What you will do
Nothing but the lines from the top of the data to the line holding "E_CUT = vec(81.4)" should be printed, word for word and both ends included; leave the pictures out.

Dataset section
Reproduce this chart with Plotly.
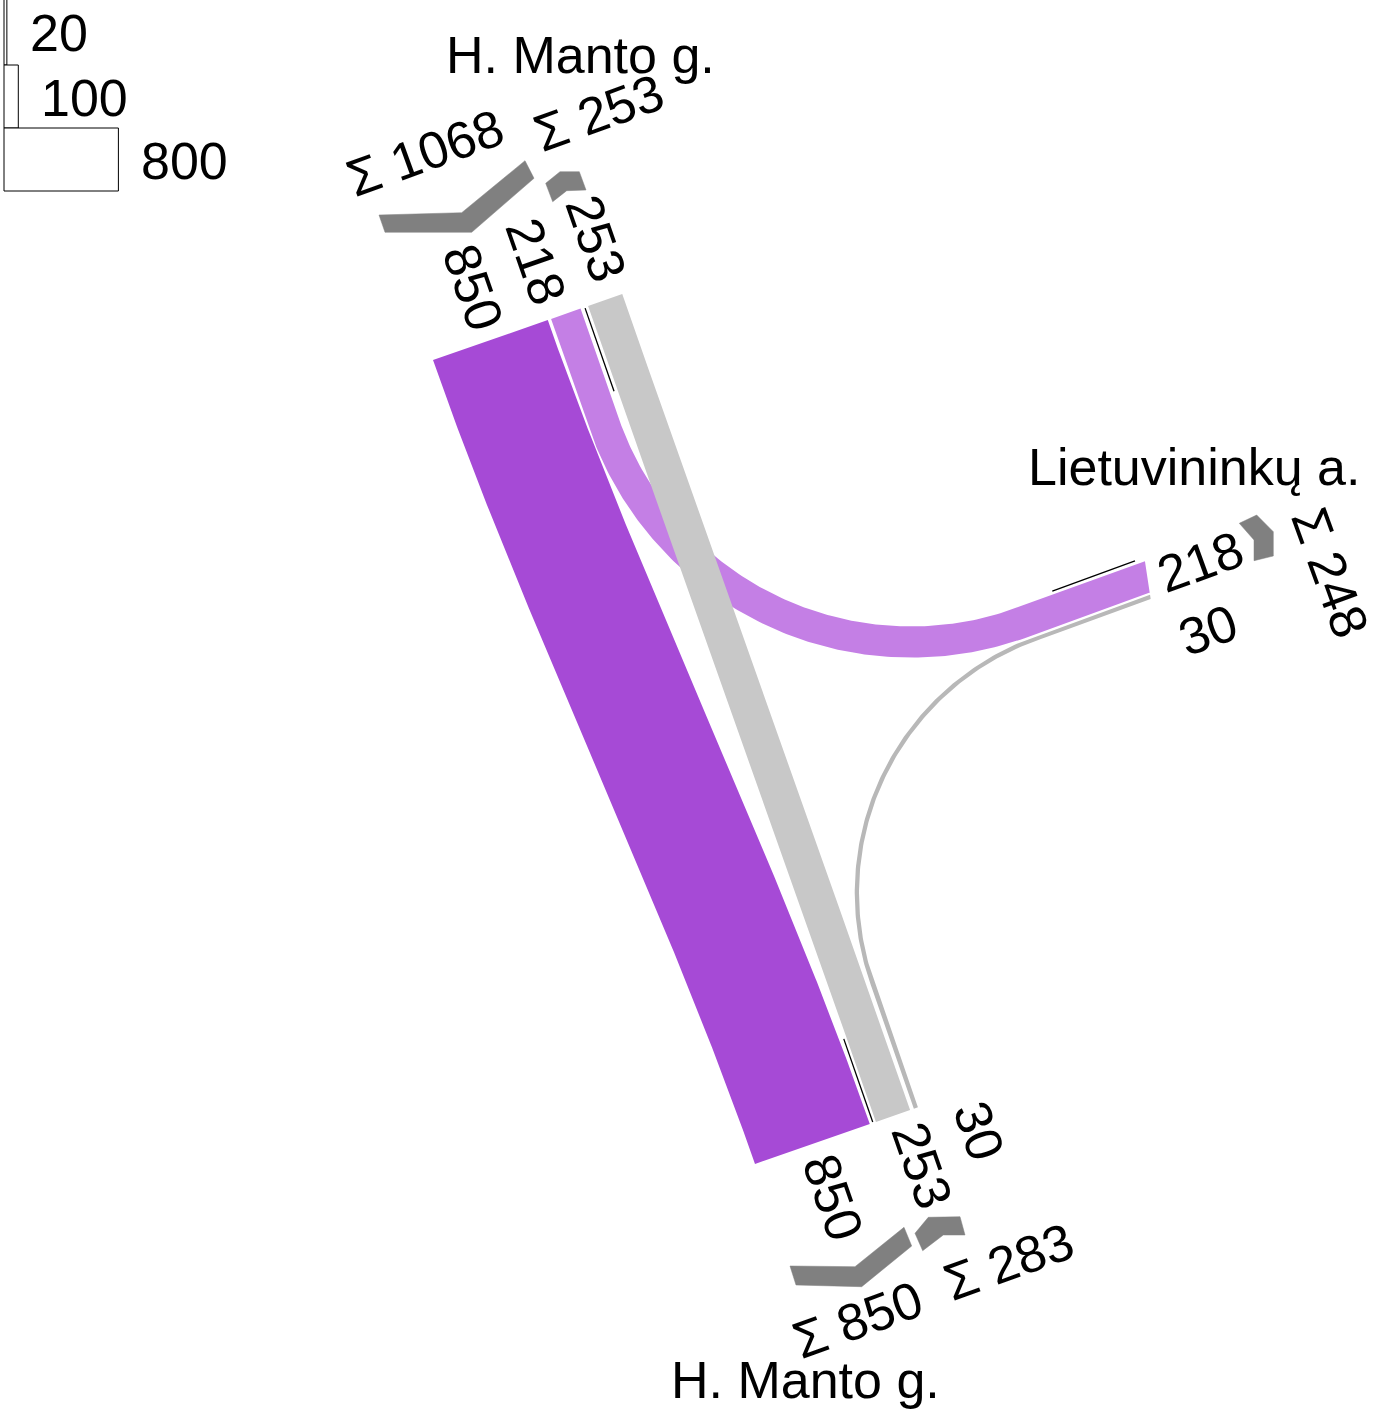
import numpy as np
import plotly.graph_objects as go

# ---------------- data ----------------
ARM_NAMES = {"N": "H. Manto g.", "E": "Lietuvininkų a.", "S": "H. Manto g."}
FLOW_FROM = ["N", "N", "S", "S"]
FLOW_TO = ["S", "E", "N", "E"]
FLOW_VALUES = [850, 218, 253, 30]
FLOW_COLORS = ["#a64ad6", "#c47fe5", "#c8c8c8", "#b8b8b8"]
LEGEND_VALUES = [20, 100, 800]

# ---------------- geometry / style ----------------
W, H = 1388, 1409
K = 0.143            # px per vehicle
FONT = dict(family="Liberation Sans, Arial, sans-serif", size=52, color="black")


def vec(deg):
    r = np.radians(deg)
    return np.array([np.cos(r), np.sin(r)])


N_DIR = vec(70.8)    # road axis north -> south (screen coords, y down)
U_DIR = vec(-19.2)   # across the north/south road
E_OUT = vec(-20.0)   # travel direction leaving to the east
E_CUT = vec(81.4)    # end cut of east arm

ORIGIN = {"N": np.array([433.0, 360.0]), "S": np.array([755.0, 1164.0]),
          "E": np.array([1145.0, 561.5])}
CUT = {"N": U_DIR, "S": U_DIR, "E": E_CUT}
SLOTS = {"N": [(0, 0), (1, 3.5), (2, 8)],
         "S": [(0, 0), (2, 6.5), (3, 4)],
         "E": [(1, 0), (3, 2.5)]}
DEPART = {"N": N_DIR, "S": -N_DIR, "E": -E_OUT}   # direction entering the junction
FLOW_SHAPE = [("bezier", 285), ("fillet", 325), ("bezier", 280), ("fillet", 270)]
DRAW_ORDER = [0, 1, 2, 3]

DIVIDERS = [("N", 160.7, 1, 88), ("S", 125.0, 1, 88), ("E", -4.0, 10, 88)]

ICON_POLYS = [
    [(379, 215), (461.7, 212.7), (525, 160.7), (534, 178.3), (471.7, 232.3), (385, 232.3)],
    [(545.7, 183.3), (560, 171.7), (579.3, 171.7), (586, 190), (566.7, 190.7), (552.7, 201.7)],
    [(1239.3, 523.3), (1256.7, 515), (1273.3, 531.7), (1273.3, 556), (1254, 560.7), (1254, 540)],
    [(790, 1266), (855, 1266.7), (904, 1227.3), (911.7, 1246), (861.7, 1286.7), (796, 1285)],
    [(915, 1233.3), (928.3, 1217.3), (960, 1216.7), (965, 1235), (943.3, 1235), (922.7, 1250.7)],
]

# label placements (centre, angle)
FLOW_LABEL_POS = {("N", 0): (473, 287), ("N", 1): (536, 261), ("N", 2): (596, 238),
                  ("S", 0): (833, 1197), ("S", 2): (922, 1165), ("S", 3): (979, 1131),
                  ("E", 1): (1200, 562), ("E", 3): (1208, 630)}
LABEL_ANGLE = {"N": 70.8, "S": 70.8, "E": -20.0}
SUM_LABELS = [("N", "out", (425, 153), -20), ("N", "in", (598, 113), -20),
              ("E", "all", (1330, 572), 70), ("S", "in", (857, 1320), -20),
              ("S", "out", (1008, 1262), -20)]
ARM_LABEL_POS = {"N": (580, 55), "E": (1194, 467), "S": (805, 1380)}
LEGEND_X0, LEGEND_ROWS, LEGEND_GAP = 4, [(-2, 65), (65, 128), (128, 191)], 21


# ---------------- helpers ----------------
def cross(a, b):
    return a[0] * b[1] - a[1] * b[0]


def seg(p, q, n):
    t = np.linspace(0, 1, n, endpoint=False)[:, None]
    return p + (q - p) * t


def fillet_path(p0, d0, p3, d3, R):
    A = np.array([[d0[0], -d3[0]], [d0[1], -d3[1]]])
    s, _ = np.linalg.solve(A, p3 - p0)
    C = p0 + s * d0
    th = np.arccos(np.clip(np.dot(d0, d3), -1, 1))
    tl = R * np.tan(th / 2)
    T0, T1 = C - d0 * tl, C + d3 * tl
    sg = np.sign(cross(d0, d3))
    O = T0 + np.array([-d0[1], d0[0]]) * sg * R
    a0 = np.arctan2(T0[1] - O[1], T0[0] - O[0])
    ang = np.linspace(a0, a0 + sg * th, 140, endpoint=False)
    arc = O + R * np.stack([np.cos(ang), np.sin(ang)], 1)
    n1 = max(int(np.linalg.norm(T0 - p0) / 3), 2)
    n2 = max(int(np.linalg.norm(p3 - T1) / 3), 2)
    return np.vstack([seg(p0, T0, n1), arc, seg(T1, p3, n2), p3[None]])


def bezier_path(p0, d0, p3, d3, L):
    p1, p2 = p0 + d0 * L, p3 - d3 * L
    t = np.linspace(0, 1, 300)[:, None]
    return ((1 - t) ** 3) * p0 + 3 * ((1 - t) ** 2) * t * p1 + 3 * (1 - t) * t * t * p2 + t ** 3 * p3


def band(pts, w, c0, c1):
    tg = np.gradient(pts, axis=0)
    tg /= np.linalg.norm(tg, axis=1)[:, None]
    nr = np.stack([-tg[:, 1], tg[:, 0]], 1)
    left = pts + nr * w / 2
    right = pts - nr * w / 2
    for idx, c in ((0, c0), (-1, c1)):
        T, Nn = tg[idx], nr[idx]
        for arr, a in ((left, w / 2), (right, -w / 2)):
            s = -a * cross(Nn, c) / cross(T, c)
            arr[idx] = pts[idx] + a * Nn + s * T
    return np.vstack([left, right[::-1], left[:1]])


# slot centres
slot_center = {}
for arm, slots in SLOTS.items():
    pos = 0.0
    for fi, gap in slots:
        w = FLOW_VALUES[fi] * K
        pos += gap
        slot_center[(arm, fi)] = ORIGIN[arm] + CUT[arm] * (pos + w / 2)
        pos += w

fig = go.Figure()

for fi in DRAW_ORDER:
    a, b = FLOW_FROM[fi], FLOW_TO[fi]
    p0, p3 = slot_center[(a, fi)], slot_center[(b, fi)]
    d0, d3 = DEPART[a], -DEPART[b]
    kind, par = FLOW_SHAPE[fi]
    pts = fillet_path(p0, d0, p3, d3, par) if kind == "fillet" else bezier_path(p0, d0, p3, d3, par)
    poly = band(pts, FLOW_VALUES[fi] * K, CUT[a], CUT[b])
    fig.add_trace(go.Scatter(x=poly[:, 0], y=poly[:, 1], mode="lines", fill="toself",
                             fillcolor=FLOW_COLORS[fi], line=dict(width=0, color=FLOW_COLORS[fi]),
                             hoverinfo="skip", showlegend=False))

for arm, off, s0, ln in DIVIDERS:
    p = ORIGIN[arm] + CUT[arm] * off
    q0, q1 = p + DEPART[arm] * s0, p + DEPART[arm] * (s0 + ln)
    fig.add_trace(go.Scatter(x=[q0[0], q1[0]], y=[q0[1], q1[1]], mode="lines",
                             line=dict(color="black", width=1.3), hoverinfo="skip", showlegend=False))

for poly in ICON_POLYS:
    xs = [p[0] for p in poly] + [poly[0][0]]
    ys = [p[1] for p in poly] + [poly[0][1]]
    fig.add_trace(go.Scatter(x=xs, y=ys, mode="lines", fill="toself", fillcolor="#808080",
                             line=dict(width=0.5, color="#808080"), hoverinfo="skip", showlegend=False))

# legend boxes
for v, (y0, y1) in zip(LEGEND_VALUES, LEGEND_ROWS):
    x1 = LEGEND_X0 + v * K
    fig.add_trace(go.Scatter(x=[LEGEND_X0, x1, x1, LEGEND_X0, LEGEND_X0], y=[y0, y0, y1, y1, y0],
                             mode="lines", fill="toself", fillcolor="white",
                             line=dict(color="black", width=1), hoverinfo="skip", showlegend=False))
    fig.add_annotation(x=x1 + LEGEND_GAP, y=(y0 + y1) / 2 + 1, text=str(v), showarrow=False,
                       xanchor="left", yanchor="middle", font=FONT)

# flow value labels
for (arm, fi), (x, y) in FLOW_LABEL_POS.items():
    fig.add_annotation(x=x, y=y, text=str(FLOW_VALUES[fi]), textangle=LABEL_ANGLE[arm],
                       showarrow=False, xanchor="center", yanchor="middle", font=FONT)


# sums
def arm_sum(arm, kind):
    tot = 0
    for fi, v in enumerate(FLOW_VALUES):
        if kind in ("out", "all") and FLOW_FROM[fi] == arm:
            tot += v
        if kind in ("in", "all") and FLOW_TO[fi] == arm:
            tot += v
    return tot


for arm, kind, (x, y), ang in SUM_LABELS:
    fig.add_annotation(x=x, y=y, text="Σ " + str(arm_sum(arm, kind)), textangle=ang,
                       showarrow=False, xanchor="center", yanchor="middle", font=FONT)

for arm, (x, y) in ARM_LABEL_POS.items():
    fig.add_annotation(x=x, y=y, text=ARM_NAMES[arm], showarrow=False,
                       xanchor="center", yanchor="middle", font=FONT)

fig.update_layout(width=W, height=H, margin=dict(l=0, r=0, t=0, b=0),
                  paper_bgcolor="white", plot_bgcolor="white", showlegend=False,
                  xaxis=dict(range=[0, W], visible=False, fixedrange=True),
                  yaxis=dict(range=[H, 0], visible=False, fixedrange=True))
fig.write_html("out.html", config={"displayModeBar": False, "staticPlot": True},
               post_script="document.body.style.margin='0px';document.body.style.overflow='hidden';")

Result for this task
Reproduce this chart with Plotly.
import numpy as np
import plotly.graph_objects as go

# ---------------- data ----------------
ARM_NAMES = {"N": "H. Manto g.", "E": "Lietuvininkų a.", "S": "H. Manto g."}
FLOW_FROM = ["N", "N", "S", "S"]
FLOW_TO = ["S", "E", "N", "E"]
FLOW_VALUES = [850, 218, 253, 30]
FLOW_COLORS = ["#a64ad6", "#c47fe5", "#c8c8c8", "#b8b8b8"]
LEGEND_VALUES = [20, 100, 800]

# ---------------- geometry / style ----------------
W, H = 1388, 1409
K = 0.143            # px per vehicle
FONT = dict(family="Liberation Sans, Arial, sans-serif", size=52, color="black")


def vec(deg):
    r = np.radians(deg)
    return np.array([np.cos(r), np.sin(r)])


N_DIR = vec(70.8)    # road axis north -> south (screen coords, y down)
U_DIR = vec(-19.2)   # across the north/south road
E_OUT = vec(-20.0)   # travel direction leaving to the east
E_CUT = vec(81.4)    # end cut of east arm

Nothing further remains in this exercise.